Unlike an apparently unpunishable pundit class, those with both mouths to feed and money to put in say this race is a tossup. On PredictIt.org, shares of Donald Trump can be purchased for fifty-one cents. A Biden bid costs forty-three, a steal made possible only by suckers who buy into the idea of the Cuomo circus, or Hillary Clinton’s worst run for the White House yet. I’d be tempted to buy both shares. 

The ghosts of 2008 haunt the GOP, the year the right last relinquished the White House amid economic catastrophe. But unlike twelve years ago, the earth hasn’t opened up and swallowed the president’s approval ratings.

Trump’s support, in the low forties, is nearly double the twenty-two percent that George W. Bush had when he left office. And though Vice President Mike Pence may be terrified of being dumped from the ticket this summer, he can sleep a little easier knowing that he’s a galaxy away from the thirteen percent Richard Cheney left office with. 

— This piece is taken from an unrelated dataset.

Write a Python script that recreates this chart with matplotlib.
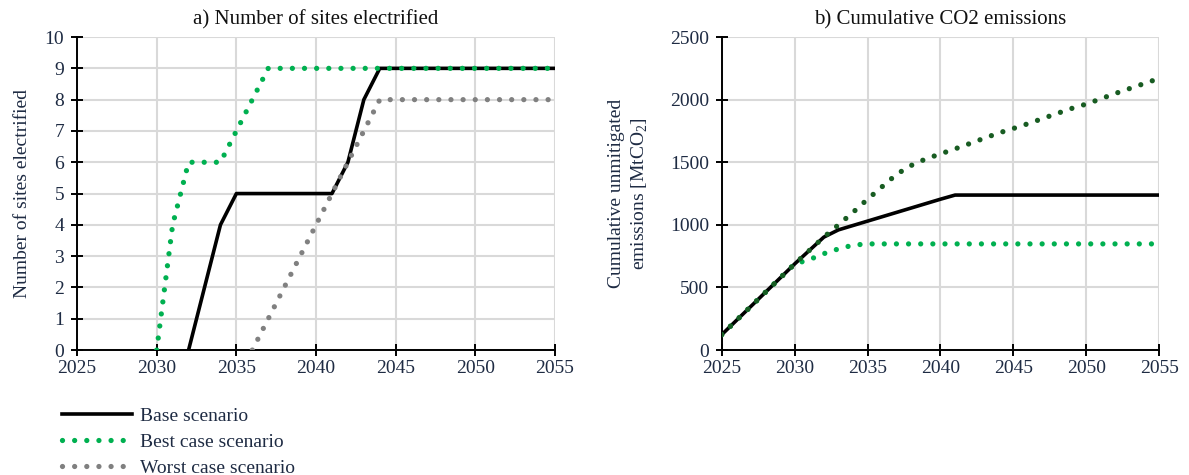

Trump can plausibly run against Biden’s long career as a Beijing booster. One-size-fits-all government overreach has given Trump an opening to appeal to minorities and low-income earners decimated by the economy’s sudden closure. Places of peripatetic employment—like Las Vegas, Nevada, an epicenter of the economic catastrophe—could be receptive to a message that Biden promises more lockdowns and then some. And if Trump were to lead the U.S. exit from Afghanistan, as is being considered, he’d give Americans the opportunity to vote for the first president in decades who ended a war, not just started one.  

So, for some, I’ll be the bearer of bad news: We are a long way from November.